There have been multiple reports that people who were residing within the proximity of Fukushima nuclear plant before the Tsunami and the nuclear melt down are being treated like social outcasts by the other Japanese. They were even rejected at evacuation centers because the population believes they have become contaminated and potentially dangerous to other human beings.

Quite a number of survivors of the March 11 disaster are living in temporary shelters, mostly prefabricated houses.

The government of the city of Tsukuba, just northeast of Tokyo, was forced to apologize after forcing Fukushima area refugees who had sought shelter to obtain “radiation-free” certificates or undergo screening.

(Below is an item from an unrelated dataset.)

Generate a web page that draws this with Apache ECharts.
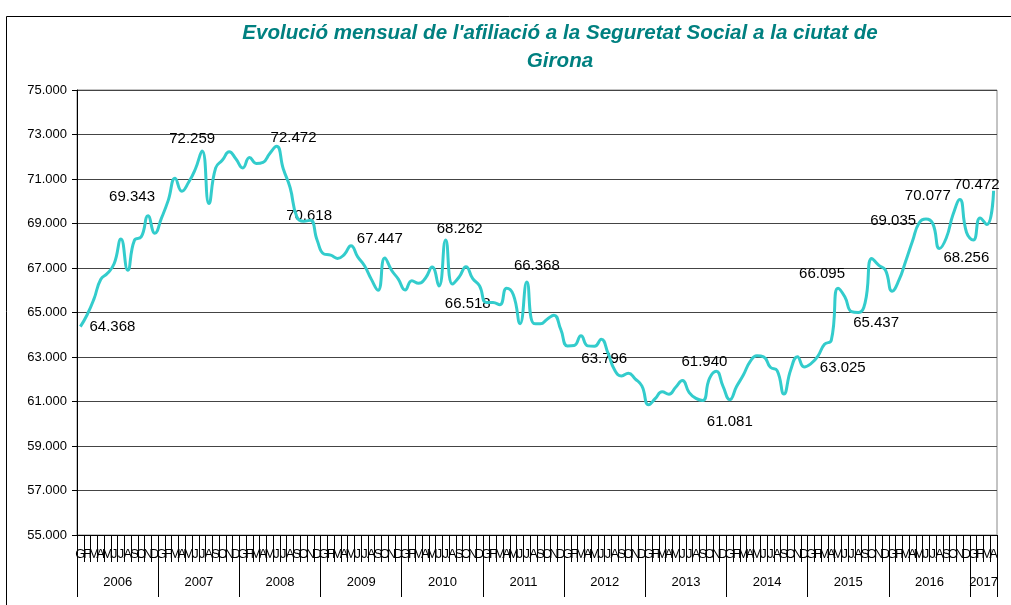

The Mayor of Minamisoma has also been warned of such discrimination admitting, “I was told by a mother with some children that when they went to a different area of Japan, they were warned by other children: ‘You are contaminated don’t come near me.’

The Fukushima Bar Association says evacuees and their children have been victimised and petrol stations have denied access to cars with Fukushima plates.  “Discrimination to the Fukushima people is based on misunderstandings and prejudice, and it is an extremely serious violation of human rights,” association chairman Akihiro Sugano said.

Japanese authorities have admitted that lax standards and poor oversight contributed to the nuclear disaster.  They have come under fire for their handling of the emergency, and have engaged in a pattern of withholding damaging information and denying facts of the accident.

Authorities want to “limit the size of costly and disruptive evacuations in land-scarce Japan and to avoid public questioning of the politically powerful nuclear industry”. There has been public anger about an “official campaign to play down the scope of the accident and the potential health risks”.

In the midst of such unrest, it is extremely distressing to face discriminatory treatment, regardless of if stemming from where you have been, or where you are going.